Runtime reliability.
Do health checks verify agent progress, not just process uptime? Are tool-call timeouts enforced? Is there max-loop protection for bad restarts? Can the runtime distinguish temporary errors from broken configuration?
Observability.
Can you inspect model calls, tool calls, files, browser actions, and final outcomes? Are restart reasons preserved? Can support debug without direct server access?
Resource isolation.
Are CPU, memory, browser, and storage limits set per agent? Can one tenant starve another? Is there queueing for expensive operations?
Security.
Are secrets scoped per agent or tenant? Are sensitive files protected from unnecessary model/tool access? Can you audit what the agent tried to read, write, or send?
Browser automation.
Are browser sessions persistent where needed? Can stale sessions be detected? Is there a human handoff path for captcha, login, payment, or approval steps?
Fleet operations.
Can you pause, restart, migrate, or delete one agent cleanly? Can you roll out config updates gradually? Can billing or usage reports map to agents or customers?
Where Molted fits
Disclosure: I work on Molted, so I am biased toward the runtime layer.

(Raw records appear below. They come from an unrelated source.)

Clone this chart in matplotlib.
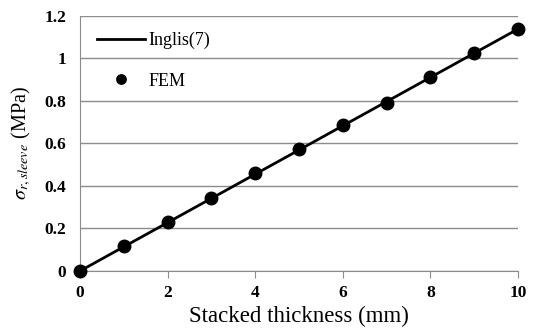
import matplotlib
matplotlib.use("Agg")
import matplotlib.pyplot as plt

# data
thickness = [0, 1, 2, 3, 4, 5, 6, 7, 8, 9, 10]
fem_stress = [0.0, 0.118, 0.231, 0.341, 0.461, 0.575, 0.688, 0.79, 0.913, 1.027, 1.138]
inglis_x = [0, 10]
inglis_y = [0.0, 1.138]

x_ticks = [0, 2, 4, 6, 8, 10]
y_ticks = [0, 0.2, 0.4, 0.6, 0.8, 1.0, 1.2]
y_tick_labels = ["0", "0.2", "0.4", "0.6", "0.8", "1", "1.2"]

plt.rcParams['font.family'] = ['Liberation Serif', 'DejaVu Serif']
plt.rcParams['mathtext.fontset'] = 'stix'

fig = plt.figure(figsize=(5.34, 3.30), dpi=100)
ax = fig.add_axes([0.150, 0.179, 0.820, 0.773])

ax.plot(inglis_x, inglis_y, color='black', linewidth=2, label='Inglis(7)', zorder=3)
ax.plot(thickness, fem_stress, 'o', color='black', markersize=9, linestyle='none',
        label='FEM', zorder=4, clip_on=False)

ax.set_xlim(0, 10)
ax.set_ylim(0, 1.2)
ax.set_xticks(x_ticks)
ax.set_yticks(y_ticks)
ax.set_yticklabels(y_tick_labels)
ax.yaxis.grid(True, color='#8c8c8c', linewidth=1)
ax.set_axisbelow(True)

for s in ['top', 'right']:
    ax.spines[s].set_visible(False)
ax.spines['left'].set_color('#8c8c8c')
ax.spines['bottom'].set_color('#8c8c8c')
ax.tick_params(axis='y', length=0, pad=10, labelsize=12.5)
ax.tick_params(axis='x', length=5, color='#8c8c8c', pad=5, labelsize=12.5)
for lbl in ax.get_xticklabels() + ax.get_yticklabels():
    lbl.set_fontweight('bold')

ax.set_xlabel('Stacked thickness (mm)', fontsize=16.5, labelpad=4)
ax.set_ylabel(r'$\sigma_{r,sleeve}$ (MPa)', fontsize=14.5, labelpad=8)

ax.legend(loc='upper left', frameon=False, fontsize=13, handlelength=2.66,
          handletextpad=0.17, labelspacing=1.3, borderpad=0, borderaxespad=0,
          markerscale=0.75, bbox_to_anchor=(0.039, 0.937))

fig.savefig('out.png', dpi=100)
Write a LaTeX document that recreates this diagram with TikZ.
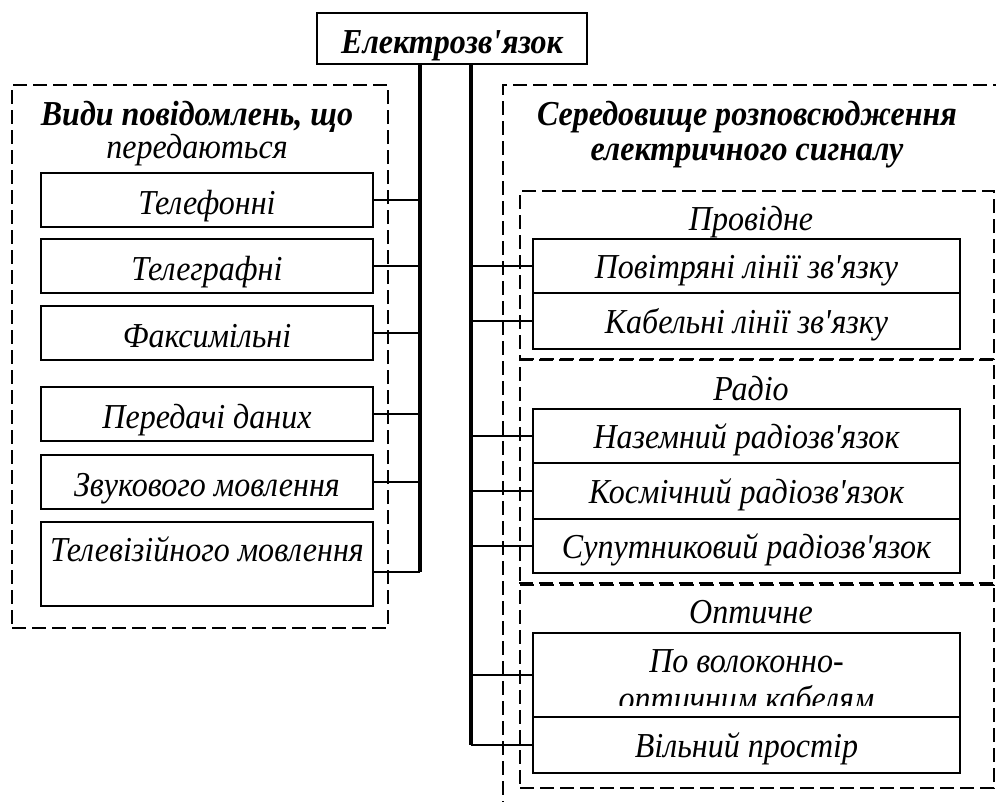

Molted is a managed operating environment for autonomous AI agents and OpenClaw fleets. The goal is not to replace the agent framework, prompt, or workflow. It is to handle the production layer around them: hosting, persistence, recovery, dashboards, isolation, billing boundaries, and support visibility.
You can build many of these pieces yourself. In fact, for early prototypes, you probably should. But once you are running long-running agents for users or clients, the runtime becomes one of the most important parts of the product.
Final thought
The next wave of AI agent products will not be won only by the smartest prompts or the most impressive demos.
It will be won by the teams that can keep agents running, observable, recoverable, and safe after the demo ends.
That is the real challenge behind AI agent hosting, OpenClaw hosting, and production agent fleet management: not making an agent work once, but making it keep working when real users depend on it.